Data section.
---

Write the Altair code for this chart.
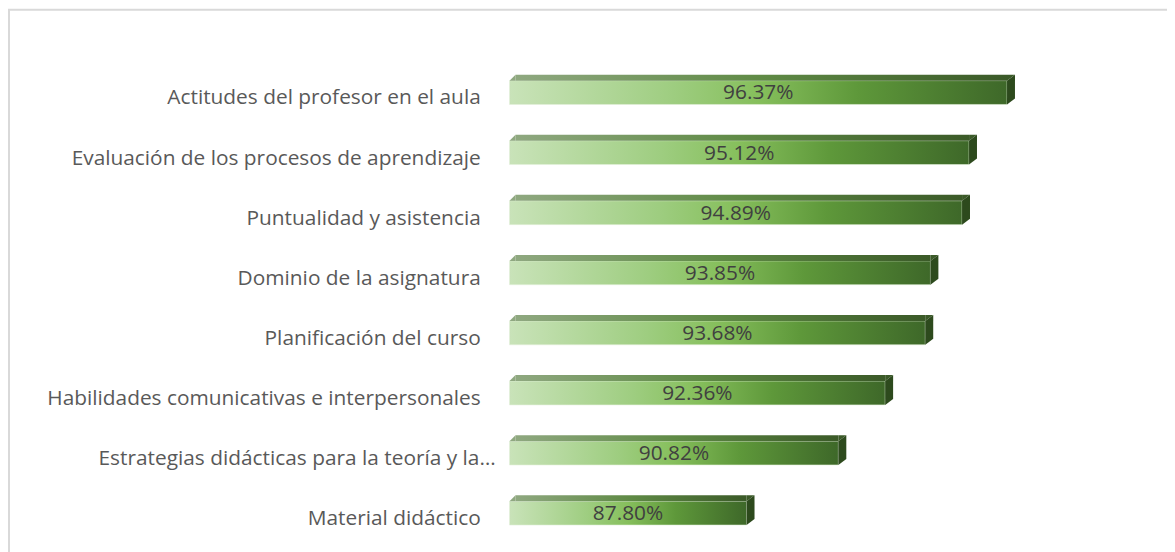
import altair as alt
import pandas as pd

categories = [
    "Actitudes del profesor en el aula",
    "Evaluación de los procesos de aprendizaje",
    "Puntualidad y asistencia",
    "Dominio de la asignatura",
    "Planificación del curso",
    "Habilidades comunicativas e interpersonales",
    "Estrategias didácticas para la teoría y la…",
    "Material didáctico",
]
values = [96.37, 95.12, 94.89, 93.85, 93.68, 92.36, 90.82, 87.80]
value_labels = ["96.37%", "95.12%", "94.89%", "93.85%", "93.68%", "92.36%", "90.82%", "87.80%"]
axis_min = 80
axis_max = 100

df = pd.DataFrame({"cat": categories, "val": values, "label": value_labels})
df["base"] = axis_min
df["truncated"] = df["cat"].str.endswith("…")

PAD_L = 505
PAD_T = 53
W = 612
H = 484

base = alt.Chart(df)
ysc = alt.Scale(paddingInner=0, paddingOuter=0)
y = alt.Y("cat:N", sort=None, axis=None, scale=ysc)
xsc = alt.Scale(domain=[axis_min, axis_max], nice=False, zero=False)
x0 = alt.X("base:Q", scale=xsc, axis=None)
x1 = alt.X("val:Q", scale=xsc, axis=None)

front_grad = alt.LinearGradient(
    gradient="linear", x1=0, x2=1, y1=0, y2=0,
    stops=[
        alt.GradientStop(offset=0, color="#c9e3b9"),
        alt.GradientStop(offset=0.33, color="#9ecd80"),
        alt.GradientStop(offset=0.5, color="#86bf5c"),
        alt.GradientStop(offset=0.7, color="#5e983a"),
        alt.GradientStop(offset=1, color="#3e6829"),
    ],
)
top_grad = alt.LinearGradient(
    gradient="linear", x1=0, x2=1, y1=0, y2=0,
    stops=[
        alt.GradientStop(offset=0, color="#8fa880"),
        alt.GradientStop(offset=0.5, color="#5f8a45"),
        alt.GradientStop(offset=1, color="#3b5a28"),
    ],
)

front = base.mark_bar(size=24, color=front_grad, stroke="#e3f0da", strokeWidth=0.6).encode(
    y=y, x=x0, x2="val:Q"
)
top = base.mark_bar(size=6, color=top_grad, xOffset=6, yOffset=-15).encode(
    y=y, x=x0, x2="val:Q"
)
top_left = base.mark_point(
    shape="M0,-12 L6,-12 L6,-18 Z", size=4, filled=True, opacity=1, strokeWidth=0, color="#8fa880"
).encode(y=y, x=x0)
top_right = base.mark_point(
    shape="M0,-12 L0,-18 L8,-18 Z", size=4, filled=True, opacity=1, strokeWidth=0, color="#3b5a28"
).encode(y=y, x=x1)
side = base.mark_point(
    shape="M0,-12 L8,-18 L8,6 L0,12 Z", size=4, filled=True, opacity=1, strokeWidth=0, color="#2d4a1d"
).encode(y=y, x=x1)

vals = base.transform_calculate(mid="(datum.base + datum.val) / 2").mark_text(
    align="center", baseline="middle", font="Open Sans", fontSize=21, color="#404040", dy=1
).encode(y=y, x=alt.X("mid:Q", scale=xsc, axis=None), text="label:N")

cat_style = dict(align="right", baseline="middle", font="Open Sans", fontSize=21, color="#595959", dy=6)
cats = base.transform_filter("!datum.truncated").mark_text(**cat_style).encode(
    y=y, x=alt.value(-29), text="cat:N"
)
cats_trunc = base.transform_filter("datum.truncated").mark_text(**cat_style).encode(
    y=y, x=alt.value(-14), text="cat:N"
)

frame_df = pd.DataFrame({"k": [0]})
frame = alt.Chart(frame_df).mark_rect(
    fill="transparent", stroke="#d9d9d9", strokeWidth=2
).encode(
    x=alt.value(-PAD_L + 1), x2=alt.value(W + 200), y=alt.value(-PAD_T + 0), y2=alt.value(H + 100)
)

chart = alt.layer(frame, front, top, top_left, top_right, side, vals, cats, cats_trunc).properties(
    width=W,
    height=H,
    autosize=alt.AutoSizeParams(type="none"),
    padding={"left": PAD_L, "top": PAD_T, "right": 1167 - PAD_L - W, "bottom": 544 - PAD_T - H},
    background="white",
).configure_view(strokeWidth=0)

chart.save("out.html", embed_options={"renderer": "svg", "actions": False})
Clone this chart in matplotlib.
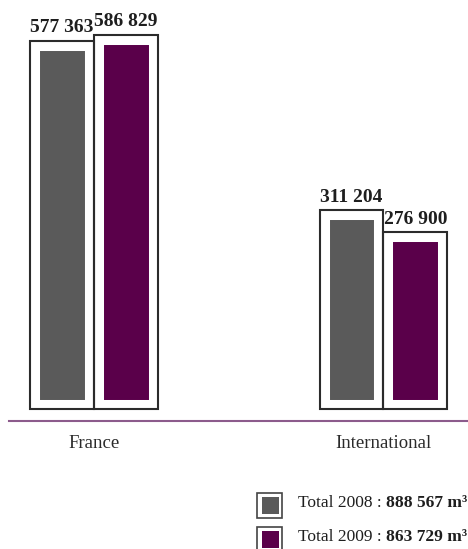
import matplotlib
matplotlib.use("Agg")
import matplotlib.pyplot as plt
from matplotlib.patches import Rectangle
from matplotlib.lines import Line2D
import numpy as np

# --- data -------------------------------------------------------------
categories = ["France", "International"]
values_2008 = [577363, 311204]
values_2009 = [586829, 276900]
legend_labels = ["Total 2008 :", "Total 2009 :"]
legend_totals = ["888 567 m³", "863 729 m³"]

# --- style ------------------------------------------------------------
GREY = "#5a5a5a"
PURPLE = "#5a004a"
FRAME = "#2b2b2b"
RULE = "#8c5b8c"
TEXT = "#1e1e1e"

W, H, DPI = 468, 549, 100
plt.rcParams["font.family"] = ["Liberation Serif", "DejaVu Serif"]

fig = plt.figure(figsize=(W / DPI, H / DPI), dpi=DPI)

# plotting area: its bottom edge is the bars' baseline
base_px = 409
ax = fig.add_axes([0, (H - base_px) / H, 1, base_px / H])
ax.set_xlim(-0.3247, 1.2919)
ax.set_ylim(0, 641000)
ax.axis("off")

x = np.arange(len(categories))
width = 0.221
offsets = [-width / 2, width / 2]
series = [(values_2008, GREY), (values_2009, PURPLE)]

# coloured core: a wide white edge leaves a white margin inside each frame
for (vals, col), off in zip(series, offsets):
    bars = ax.bar(x + off, vals, width, color=col, edgecolor="white",
                  linewidth=13.7, zorder=2)
    for b in bars:
        b.set_joinstyle("miter")

# outline frame at the full value
for (vals, col), off in zip(series, offsets):
    ax.bar(x + off, vals, width, fill=False, edgecolor=FRAME,
           linewidth=1.5, zorder=3, clip_on=False)

# value labels
for (vals, col), off in zip(series, offsets):
    for xi, v in zip(x, vals):
        ax.annotate(f"{v:,}".replace(",", " "), (xi + off, v),
                    xytext=(0, 6), textcoords="offset points",
                    ha="center", va="baseline", fontsize=14,
                    fontweight="bold", color=TEXT, zorder=4)

# category labels
for xi, name in zip(x, categories):
    ax.annotate(name, (xi, 0), xycoords=("data", "axes fraction"),
                xytext=(0, -28.1), textcoords="offset points",
                ha="center", va="baseline", fontsize=13.5, color="#2a2a2a",
                annotation_clip=False)


# --- figure-level furniture ------------------------------------------
def fx(px):
    return px / W


def fy(py):
    return (H - py) / H


fig.add_artist(Line2D([fx(9), fx(W)], [fy(421), fy(421)], color=RULE,
                      linewidth=1.5, transform=fig.transFigure))

# legend
for i, ((vals, col), lab, tot) in enumerate(zip(series, legend_labels,
                                                 legend_totals)):
    top = 493 + 34 * i
    fig.add_artist(Rectangle((fx(257), fy(top + 25)), 25 / W, 25 / H,
                             facecolor="white", edgecolor="#444444",
                             linewidth=1.2, transform=fig.transFigure))
    fig.add_artist(Rectangle((fx(262), fy(top + 21)), 17 / W, 17 / H,
                             facecolor=col, edgecolor="none",
                             transform=fig.transFigure))
    baseline = 511 + 34 * i
    t = fig.text(fx(298), fy(baseline), lab, fontsize=12.5, color=TEXT,
                 ha="left", va="bottom")
    fig.add_artist(plt.Annotation(
        tot, xy=(1, 0), xycoords=t, xytext=(3, 0),
        textcoords="offset points", ha="left", va="bottom",
        fontsize=12.5, fontweight="bold", color=TEXT))

fig.savefig("out.png", dpi=DPI)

---

Task instructions.
Skip the pictures. Set down only the lines from the one containing "Clone this chart in matplotlib." through the one containing "linewidth=1.5, zorder=3, clip_on=False)", exactly as they appear, ends included.

Result.
Clone this chart in matplotlib.
import matplotlib
matplotlib.use("Agg")
import matplotlib.pyplot as plt
from matplotlib.patches import Rectangle
from matplotlib.lines import Line2D
import numpy as np

# --- data -------------------------------------------------------------
categories = ["France", "International"]
values_2008 = [577363, 311204]
values_2009 = [586829, 276900]
legend_labels = ["Total 2008 :", "Total 2009 :"]
legend_totals = ["888 567 m³", "863 729 m³"]

# --- style ------------------------------------------------------------
GREY = "#5a5a5a"
PURPLE = "#5a004a"
FRAME = "#2b2b2b"
RULE = "#8c5b8c"
TEXT = "#1e1e1e"

W, H, DPI = 468, 549, 100
plt.rcParams["font.family"] = ["Liberation Serif", "DejaVu Serif"]

fig = plt.figure(figsize=(W / DPI, H / DPI), dpi=DPI)

# plotting area: its bottom edge is the bars' baseline
base_px = 409
ax = fig.add_axes([0, (H - base_px) / H, 1, base_px / H])
ax.set_xlim(-0.3247, 1.2919)
ax.set_ylim(0, 641000)
ax.axis("off")

x = np.arange(len(categories))
width = 0.221
offsets = [-width / 2, width / 2]
series = [(values_2008, GREY), (values_2009, PURPLE)]

# coloured core: a wide white edge leaves a white margin inside each frame
for (vals, col), off in zip(series, offsets):
    bars = ax.bar(x + off, vals, width, color=col, edgecolor="white",
                  linewidth=13.7, zorder=2)
    for b in bars:
        b.set_joinstyle("miter")

# outline frame at the full value
for (vals, col), off in zip(series, offsets):
    ax.bar(x + off, vals, width, fill=False, edgecolor=FRAME,
           linewidth=1.5, zorder=3, clip_on=False)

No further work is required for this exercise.